*** DATA SHOWN ***

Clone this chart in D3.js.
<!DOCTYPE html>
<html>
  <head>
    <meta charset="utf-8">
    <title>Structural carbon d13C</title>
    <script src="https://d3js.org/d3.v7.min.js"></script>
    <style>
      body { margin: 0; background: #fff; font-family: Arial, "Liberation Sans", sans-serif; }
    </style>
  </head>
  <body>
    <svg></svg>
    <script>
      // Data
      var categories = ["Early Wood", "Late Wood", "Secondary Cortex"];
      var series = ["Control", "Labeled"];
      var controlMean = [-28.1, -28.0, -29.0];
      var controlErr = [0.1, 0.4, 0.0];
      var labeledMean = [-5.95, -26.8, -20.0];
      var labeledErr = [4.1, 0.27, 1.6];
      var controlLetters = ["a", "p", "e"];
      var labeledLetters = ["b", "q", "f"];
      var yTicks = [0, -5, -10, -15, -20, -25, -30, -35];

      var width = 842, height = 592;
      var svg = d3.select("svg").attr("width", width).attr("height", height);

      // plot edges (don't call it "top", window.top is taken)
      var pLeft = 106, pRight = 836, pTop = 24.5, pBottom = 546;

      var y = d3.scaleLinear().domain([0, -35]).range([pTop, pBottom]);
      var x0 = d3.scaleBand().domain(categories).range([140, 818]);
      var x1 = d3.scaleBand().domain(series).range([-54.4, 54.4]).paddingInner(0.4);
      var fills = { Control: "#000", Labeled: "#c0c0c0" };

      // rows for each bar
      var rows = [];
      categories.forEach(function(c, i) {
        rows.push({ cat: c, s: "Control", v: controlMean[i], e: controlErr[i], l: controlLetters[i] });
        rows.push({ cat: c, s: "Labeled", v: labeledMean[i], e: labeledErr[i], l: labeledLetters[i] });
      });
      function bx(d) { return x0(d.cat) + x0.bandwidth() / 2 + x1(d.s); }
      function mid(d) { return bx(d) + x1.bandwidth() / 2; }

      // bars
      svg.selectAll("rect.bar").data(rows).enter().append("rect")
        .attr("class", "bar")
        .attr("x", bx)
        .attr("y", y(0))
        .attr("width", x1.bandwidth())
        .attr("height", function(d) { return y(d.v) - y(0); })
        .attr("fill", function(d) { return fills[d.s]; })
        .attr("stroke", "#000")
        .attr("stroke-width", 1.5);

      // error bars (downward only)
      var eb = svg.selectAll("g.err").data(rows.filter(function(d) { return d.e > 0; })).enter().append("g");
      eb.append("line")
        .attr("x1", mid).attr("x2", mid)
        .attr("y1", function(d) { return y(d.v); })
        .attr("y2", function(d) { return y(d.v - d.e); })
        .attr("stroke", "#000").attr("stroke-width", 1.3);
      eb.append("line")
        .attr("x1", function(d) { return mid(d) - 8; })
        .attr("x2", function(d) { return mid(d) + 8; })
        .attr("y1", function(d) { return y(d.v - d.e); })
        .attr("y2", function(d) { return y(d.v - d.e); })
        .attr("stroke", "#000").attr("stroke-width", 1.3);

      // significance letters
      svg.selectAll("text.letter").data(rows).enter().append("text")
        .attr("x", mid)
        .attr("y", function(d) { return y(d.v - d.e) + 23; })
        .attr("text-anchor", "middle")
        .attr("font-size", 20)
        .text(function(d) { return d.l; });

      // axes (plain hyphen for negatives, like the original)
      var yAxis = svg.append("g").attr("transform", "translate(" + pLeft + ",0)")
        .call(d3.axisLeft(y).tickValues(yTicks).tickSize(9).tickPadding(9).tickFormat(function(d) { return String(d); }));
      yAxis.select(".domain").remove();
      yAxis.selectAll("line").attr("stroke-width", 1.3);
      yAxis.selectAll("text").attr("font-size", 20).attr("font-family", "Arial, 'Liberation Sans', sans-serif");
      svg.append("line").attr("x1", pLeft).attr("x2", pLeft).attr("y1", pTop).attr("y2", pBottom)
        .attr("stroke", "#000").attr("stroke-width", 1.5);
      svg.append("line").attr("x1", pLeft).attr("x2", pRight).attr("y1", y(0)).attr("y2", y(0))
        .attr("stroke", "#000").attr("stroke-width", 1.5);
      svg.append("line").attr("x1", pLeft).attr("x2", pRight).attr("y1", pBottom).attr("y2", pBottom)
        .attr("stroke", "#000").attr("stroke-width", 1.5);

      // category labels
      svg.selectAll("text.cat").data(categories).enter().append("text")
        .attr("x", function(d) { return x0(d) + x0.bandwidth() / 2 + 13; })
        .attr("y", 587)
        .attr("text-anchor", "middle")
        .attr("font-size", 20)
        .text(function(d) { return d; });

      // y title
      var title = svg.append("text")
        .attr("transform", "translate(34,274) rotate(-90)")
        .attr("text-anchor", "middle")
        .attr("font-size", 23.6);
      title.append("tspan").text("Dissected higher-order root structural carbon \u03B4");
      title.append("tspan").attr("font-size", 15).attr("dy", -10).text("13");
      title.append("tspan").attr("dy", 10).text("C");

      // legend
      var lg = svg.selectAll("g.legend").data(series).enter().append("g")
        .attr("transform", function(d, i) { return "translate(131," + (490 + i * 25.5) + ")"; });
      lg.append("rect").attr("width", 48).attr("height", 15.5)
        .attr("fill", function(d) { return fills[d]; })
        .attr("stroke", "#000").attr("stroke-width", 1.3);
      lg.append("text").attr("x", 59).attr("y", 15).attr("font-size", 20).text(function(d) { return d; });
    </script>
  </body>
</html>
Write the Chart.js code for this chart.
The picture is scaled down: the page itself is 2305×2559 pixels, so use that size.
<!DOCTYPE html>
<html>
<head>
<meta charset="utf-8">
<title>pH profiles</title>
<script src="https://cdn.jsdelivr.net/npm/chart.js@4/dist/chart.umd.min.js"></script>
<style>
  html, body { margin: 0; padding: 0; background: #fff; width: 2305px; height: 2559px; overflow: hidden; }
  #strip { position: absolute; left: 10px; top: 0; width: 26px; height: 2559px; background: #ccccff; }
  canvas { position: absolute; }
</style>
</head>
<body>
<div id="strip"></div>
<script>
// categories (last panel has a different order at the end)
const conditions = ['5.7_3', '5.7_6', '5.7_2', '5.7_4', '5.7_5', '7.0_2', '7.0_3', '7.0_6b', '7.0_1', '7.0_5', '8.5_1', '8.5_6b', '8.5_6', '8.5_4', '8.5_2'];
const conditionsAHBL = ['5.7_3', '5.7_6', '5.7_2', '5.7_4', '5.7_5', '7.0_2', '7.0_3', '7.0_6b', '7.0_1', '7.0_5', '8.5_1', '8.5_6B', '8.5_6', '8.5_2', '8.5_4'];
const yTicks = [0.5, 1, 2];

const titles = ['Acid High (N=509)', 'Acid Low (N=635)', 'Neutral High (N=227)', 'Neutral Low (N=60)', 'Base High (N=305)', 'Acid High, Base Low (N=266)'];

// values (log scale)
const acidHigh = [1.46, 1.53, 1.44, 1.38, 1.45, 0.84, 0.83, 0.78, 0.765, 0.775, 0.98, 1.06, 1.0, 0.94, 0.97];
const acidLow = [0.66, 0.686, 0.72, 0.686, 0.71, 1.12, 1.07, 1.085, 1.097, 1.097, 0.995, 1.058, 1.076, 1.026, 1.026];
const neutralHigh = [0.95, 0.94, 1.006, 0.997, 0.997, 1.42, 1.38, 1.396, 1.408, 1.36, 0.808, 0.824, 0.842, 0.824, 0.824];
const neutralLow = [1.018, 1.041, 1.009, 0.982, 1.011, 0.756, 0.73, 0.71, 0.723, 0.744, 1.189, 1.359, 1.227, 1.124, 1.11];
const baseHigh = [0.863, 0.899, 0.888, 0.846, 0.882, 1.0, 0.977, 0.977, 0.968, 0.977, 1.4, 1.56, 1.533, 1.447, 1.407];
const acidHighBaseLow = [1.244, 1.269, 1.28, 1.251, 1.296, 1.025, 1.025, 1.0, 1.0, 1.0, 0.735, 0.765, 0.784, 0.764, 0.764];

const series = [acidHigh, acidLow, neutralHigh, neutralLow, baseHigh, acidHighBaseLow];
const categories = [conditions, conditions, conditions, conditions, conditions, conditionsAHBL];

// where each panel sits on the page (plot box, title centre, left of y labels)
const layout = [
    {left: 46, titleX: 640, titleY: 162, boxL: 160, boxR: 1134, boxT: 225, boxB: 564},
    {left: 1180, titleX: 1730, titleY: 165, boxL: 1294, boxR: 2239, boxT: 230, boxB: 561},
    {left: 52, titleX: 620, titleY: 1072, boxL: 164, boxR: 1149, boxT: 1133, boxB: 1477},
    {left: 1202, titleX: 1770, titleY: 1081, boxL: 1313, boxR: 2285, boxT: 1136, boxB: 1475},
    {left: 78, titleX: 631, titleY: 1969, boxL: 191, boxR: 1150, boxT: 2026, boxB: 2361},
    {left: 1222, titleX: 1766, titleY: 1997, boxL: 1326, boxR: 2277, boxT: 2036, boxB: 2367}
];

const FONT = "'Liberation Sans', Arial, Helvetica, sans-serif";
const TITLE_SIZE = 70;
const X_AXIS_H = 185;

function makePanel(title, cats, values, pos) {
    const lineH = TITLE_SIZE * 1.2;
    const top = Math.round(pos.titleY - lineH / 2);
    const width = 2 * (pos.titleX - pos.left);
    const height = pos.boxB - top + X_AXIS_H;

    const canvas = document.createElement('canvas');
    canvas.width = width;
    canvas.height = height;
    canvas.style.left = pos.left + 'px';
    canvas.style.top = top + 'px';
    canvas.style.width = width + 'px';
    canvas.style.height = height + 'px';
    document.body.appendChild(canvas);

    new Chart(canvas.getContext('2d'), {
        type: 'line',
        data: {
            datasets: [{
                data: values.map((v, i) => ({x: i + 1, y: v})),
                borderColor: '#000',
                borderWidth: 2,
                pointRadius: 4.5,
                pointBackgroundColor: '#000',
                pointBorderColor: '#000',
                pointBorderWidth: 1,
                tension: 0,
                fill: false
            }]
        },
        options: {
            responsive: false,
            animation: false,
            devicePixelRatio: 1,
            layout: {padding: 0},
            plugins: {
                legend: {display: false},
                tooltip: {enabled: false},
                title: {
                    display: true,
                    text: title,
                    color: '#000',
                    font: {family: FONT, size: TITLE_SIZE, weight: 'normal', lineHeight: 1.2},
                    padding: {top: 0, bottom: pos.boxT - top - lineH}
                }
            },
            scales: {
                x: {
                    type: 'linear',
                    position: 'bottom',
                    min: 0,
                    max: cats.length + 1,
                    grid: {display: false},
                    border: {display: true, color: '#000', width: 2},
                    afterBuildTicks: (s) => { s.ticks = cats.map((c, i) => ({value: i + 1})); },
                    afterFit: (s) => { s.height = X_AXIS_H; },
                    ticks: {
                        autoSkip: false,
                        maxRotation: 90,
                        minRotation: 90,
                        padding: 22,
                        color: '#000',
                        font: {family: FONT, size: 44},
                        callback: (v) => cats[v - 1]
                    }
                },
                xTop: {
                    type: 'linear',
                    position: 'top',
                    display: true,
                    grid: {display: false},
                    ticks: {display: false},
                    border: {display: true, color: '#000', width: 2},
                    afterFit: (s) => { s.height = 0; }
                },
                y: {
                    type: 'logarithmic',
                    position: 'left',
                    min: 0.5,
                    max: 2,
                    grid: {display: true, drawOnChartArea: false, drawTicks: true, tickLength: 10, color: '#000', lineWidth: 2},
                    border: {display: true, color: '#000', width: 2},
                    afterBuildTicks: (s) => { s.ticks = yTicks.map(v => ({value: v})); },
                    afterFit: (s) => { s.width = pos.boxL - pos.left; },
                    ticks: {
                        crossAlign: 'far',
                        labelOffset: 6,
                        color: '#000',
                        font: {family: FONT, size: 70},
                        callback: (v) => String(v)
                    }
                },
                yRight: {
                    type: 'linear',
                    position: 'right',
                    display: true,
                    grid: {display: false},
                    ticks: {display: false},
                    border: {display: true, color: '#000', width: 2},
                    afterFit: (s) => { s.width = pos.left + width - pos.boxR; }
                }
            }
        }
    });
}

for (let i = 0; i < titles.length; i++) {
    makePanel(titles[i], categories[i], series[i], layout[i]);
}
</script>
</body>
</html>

***

> **YOUR GOAL**
List the lines of the material in which the word "picture" occurs.

> **COMPLETE ANSWER**
The picture is scaled down: the page itself is 2305×2559 pixels, so use that size.

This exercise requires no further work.